"""
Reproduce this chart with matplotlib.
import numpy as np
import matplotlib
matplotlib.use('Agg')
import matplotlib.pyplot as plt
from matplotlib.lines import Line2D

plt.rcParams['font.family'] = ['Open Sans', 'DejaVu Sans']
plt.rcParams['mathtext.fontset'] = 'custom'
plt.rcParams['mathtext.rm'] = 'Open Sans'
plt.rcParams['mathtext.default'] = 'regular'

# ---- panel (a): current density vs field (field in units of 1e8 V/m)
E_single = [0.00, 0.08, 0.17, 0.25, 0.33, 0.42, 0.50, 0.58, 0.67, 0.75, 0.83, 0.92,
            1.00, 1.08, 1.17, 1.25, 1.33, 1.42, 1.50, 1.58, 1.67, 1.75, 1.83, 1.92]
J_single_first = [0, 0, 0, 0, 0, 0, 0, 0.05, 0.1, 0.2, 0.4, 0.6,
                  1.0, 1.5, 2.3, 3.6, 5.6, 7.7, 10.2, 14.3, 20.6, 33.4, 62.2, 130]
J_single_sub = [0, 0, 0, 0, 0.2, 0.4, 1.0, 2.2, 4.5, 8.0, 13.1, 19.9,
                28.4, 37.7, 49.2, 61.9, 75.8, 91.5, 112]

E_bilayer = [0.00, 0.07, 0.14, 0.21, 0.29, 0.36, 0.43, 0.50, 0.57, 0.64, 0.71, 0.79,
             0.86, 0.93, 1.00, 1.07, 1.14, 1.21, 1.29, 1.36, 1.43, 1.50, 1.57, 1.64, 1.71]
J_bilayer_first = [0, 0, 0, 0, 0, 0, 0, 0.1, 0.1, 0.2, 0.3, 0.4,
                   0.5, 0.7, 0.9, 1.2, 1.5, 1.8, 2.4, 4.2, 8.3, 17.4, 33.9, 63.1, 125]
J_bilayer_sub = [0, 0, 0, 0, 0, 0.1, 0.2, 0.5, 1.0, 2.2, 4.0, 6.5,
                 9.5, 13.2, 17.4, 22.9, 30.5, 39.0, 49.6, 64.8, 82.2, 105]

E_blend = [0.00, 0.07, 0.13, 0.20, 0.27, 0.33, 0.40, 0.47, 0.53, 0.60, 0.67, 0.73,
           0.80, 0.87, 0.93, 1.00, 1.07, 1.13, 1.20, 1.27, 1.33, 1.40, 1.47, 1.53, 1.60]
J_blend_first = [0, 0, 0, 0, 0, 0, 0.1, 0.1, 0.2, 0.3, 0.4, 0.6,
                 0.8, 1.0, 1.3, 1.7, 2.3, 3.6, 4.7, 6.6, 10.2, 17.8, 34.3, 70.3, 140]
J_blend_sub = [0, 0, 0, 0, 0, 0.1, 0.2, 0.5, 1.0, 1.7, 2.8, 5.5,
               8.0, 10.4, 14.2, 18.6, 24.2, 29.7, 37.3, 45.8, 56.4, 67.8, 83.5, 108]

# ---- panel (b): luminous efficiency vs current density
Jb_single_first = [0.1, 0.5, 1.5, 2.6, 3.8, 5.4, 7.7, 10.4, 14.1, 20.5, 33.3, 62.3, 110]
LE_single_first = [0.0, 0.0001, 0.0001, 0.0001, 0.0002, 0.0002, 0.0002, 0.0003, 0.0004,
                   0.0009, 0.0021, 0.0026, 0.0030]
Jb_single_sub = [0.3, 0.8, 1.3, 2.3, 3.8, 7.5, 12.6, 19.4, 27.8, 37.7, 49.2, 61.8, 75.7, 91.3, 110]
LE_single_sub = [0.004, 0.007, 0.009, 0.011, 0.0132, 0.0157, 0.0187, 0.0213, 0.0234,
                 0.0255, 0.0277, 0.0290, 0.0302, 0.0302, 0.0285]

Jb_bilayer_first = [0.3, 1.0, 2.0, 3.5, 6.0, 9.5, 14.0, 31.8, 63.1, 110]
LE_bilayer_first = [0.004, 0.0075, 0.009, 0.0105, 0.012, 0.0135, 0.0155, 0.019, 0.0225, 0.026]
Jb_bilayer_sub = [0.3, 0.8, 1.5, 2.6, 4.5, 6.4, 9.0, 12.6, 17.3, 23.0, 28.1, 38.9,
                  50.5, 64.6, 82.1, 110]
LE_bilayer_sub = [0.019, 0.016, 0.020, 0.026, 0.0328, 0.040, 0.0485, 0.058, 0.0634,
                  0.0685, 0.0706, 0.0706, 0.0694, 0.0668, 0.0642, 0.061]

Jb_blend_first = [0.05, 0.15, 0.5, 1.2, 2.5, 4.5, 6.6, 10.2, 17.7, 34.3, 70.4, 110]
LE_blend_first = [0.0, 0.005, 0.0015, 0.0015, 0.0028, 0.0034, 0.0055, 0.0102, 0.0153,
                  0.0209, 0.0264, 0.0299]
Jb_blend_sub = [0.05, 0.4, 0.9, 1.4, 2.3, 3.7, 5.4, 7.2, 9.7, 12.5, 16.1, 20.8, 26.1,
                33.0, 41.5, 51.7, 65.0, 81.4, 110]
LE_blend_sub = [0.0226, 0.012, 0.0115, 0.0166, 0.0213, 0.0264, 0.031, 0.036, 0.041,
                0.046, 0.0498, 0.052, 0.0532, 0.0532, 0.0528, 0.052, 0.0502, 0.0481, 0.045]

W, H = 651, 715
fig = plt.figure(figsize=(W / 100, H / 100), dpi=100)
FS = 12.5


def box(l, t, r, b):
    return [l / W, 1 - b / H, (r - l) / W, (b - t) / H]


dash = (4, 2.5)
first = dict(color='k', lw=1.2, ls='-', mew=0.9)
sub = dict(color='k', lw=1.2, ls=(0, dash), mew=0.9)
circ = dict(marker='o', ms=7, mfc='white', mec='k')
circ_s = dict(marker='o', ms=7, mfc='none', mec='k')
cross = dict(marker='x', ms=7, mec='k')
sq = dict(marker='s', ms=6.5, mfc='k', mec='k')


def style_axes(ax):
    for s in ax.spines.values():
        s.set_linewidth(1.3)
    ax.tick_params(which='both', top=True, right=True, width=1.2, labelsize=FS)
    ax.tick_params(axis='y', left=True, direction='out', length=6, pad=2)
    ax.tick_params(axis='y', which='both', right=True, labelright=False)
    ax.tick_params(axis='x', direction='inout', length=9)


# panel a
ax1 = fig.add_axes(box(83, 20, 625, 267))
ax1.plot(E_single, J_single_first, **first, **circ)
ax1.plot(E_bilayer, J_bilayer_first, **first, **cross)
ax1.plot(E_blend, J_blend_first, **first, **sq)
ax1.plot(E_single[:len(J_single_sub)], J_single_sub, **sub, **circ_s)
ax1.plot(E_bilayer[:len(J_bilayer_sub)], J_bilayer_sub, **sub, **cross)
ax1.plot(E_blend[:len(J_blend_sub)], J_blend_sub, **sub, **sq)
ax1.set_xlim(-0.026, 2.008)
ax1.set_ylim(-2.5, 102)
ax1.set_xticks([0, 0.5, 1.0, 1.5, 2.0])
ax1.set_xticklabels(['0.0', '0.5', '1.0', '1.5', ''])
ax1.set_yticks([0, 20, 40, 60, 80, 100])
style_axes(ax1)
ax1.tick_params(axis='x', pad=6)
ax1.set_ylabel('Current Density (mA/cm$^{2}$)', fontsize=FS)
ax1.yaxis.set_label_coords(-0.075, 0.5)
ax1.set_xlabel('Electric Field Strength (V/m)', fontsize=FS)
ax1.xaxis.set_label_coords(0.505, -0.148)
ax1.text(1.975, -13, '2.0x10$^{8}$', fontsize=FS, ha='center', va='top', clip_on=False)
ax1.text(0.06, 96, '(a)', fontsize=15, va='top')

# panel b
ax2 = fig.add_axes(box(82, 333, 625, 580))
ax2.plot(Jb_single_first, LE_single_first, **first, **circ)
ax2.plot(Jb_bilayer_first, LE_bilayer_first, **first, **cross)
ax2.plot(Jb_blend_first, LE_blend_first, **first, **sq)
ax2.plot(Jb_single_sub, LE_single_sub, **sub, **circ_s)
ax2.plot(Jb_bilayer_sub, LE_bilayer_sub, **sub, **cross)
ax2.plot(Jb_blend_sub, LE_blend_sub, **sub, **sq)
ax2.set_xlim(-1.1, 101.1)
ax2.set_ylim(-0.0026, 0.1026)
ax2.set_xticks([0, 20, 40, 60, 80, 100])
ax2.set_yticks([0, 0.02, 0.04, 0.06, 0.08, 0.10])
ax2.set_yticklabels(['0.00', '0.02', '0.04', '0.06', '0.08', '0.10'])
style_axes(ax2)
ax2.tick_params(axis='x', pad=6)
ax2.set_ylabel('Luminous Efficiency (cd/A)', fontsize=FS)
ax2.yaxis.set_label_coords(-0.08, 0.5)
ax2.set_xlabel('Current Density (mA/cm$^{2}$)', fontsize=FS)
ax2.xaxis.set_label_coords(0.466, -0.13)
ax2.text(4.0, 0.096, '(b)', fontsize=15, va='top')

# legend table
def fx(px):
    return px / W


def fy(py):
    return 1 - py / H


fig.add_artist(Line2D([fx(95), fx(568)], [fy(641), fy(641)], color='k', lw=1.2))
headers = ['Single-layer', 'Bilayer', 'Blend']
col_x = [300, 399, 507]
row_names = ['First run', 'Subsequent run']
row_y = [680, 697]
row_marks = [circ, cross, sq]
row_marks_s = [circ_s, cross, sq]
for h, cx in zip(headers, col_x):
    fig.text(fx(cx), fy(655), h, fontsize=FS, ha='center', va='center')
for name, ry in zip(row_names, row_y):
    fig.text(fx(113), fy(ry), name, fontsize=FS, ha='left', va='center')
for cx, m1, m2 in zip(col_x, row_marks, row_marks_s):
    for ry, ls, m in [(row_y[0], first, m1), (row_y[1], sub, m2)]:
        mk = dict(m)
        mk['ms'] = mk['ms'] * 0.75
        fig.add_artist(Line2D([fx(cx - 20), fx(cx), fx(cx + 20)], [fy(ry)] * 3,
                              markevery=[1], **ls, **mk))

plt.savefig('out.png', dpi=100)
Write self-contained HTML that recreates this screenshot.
"""
WHAT TO WORK ON » Take the lines from the first line of the records through the line holding "from matplotlib.lines import Line2D", both included, and please reproduce them exactly with nothing added.

RESULT OF THE EXERCISE »
Reproduce this chart with matplotlib.
import numpy as np
import matplotlib
matplotlib.use('Agg')
import matplotlib.pyplot as plt
from matplotlib.lines import Line2D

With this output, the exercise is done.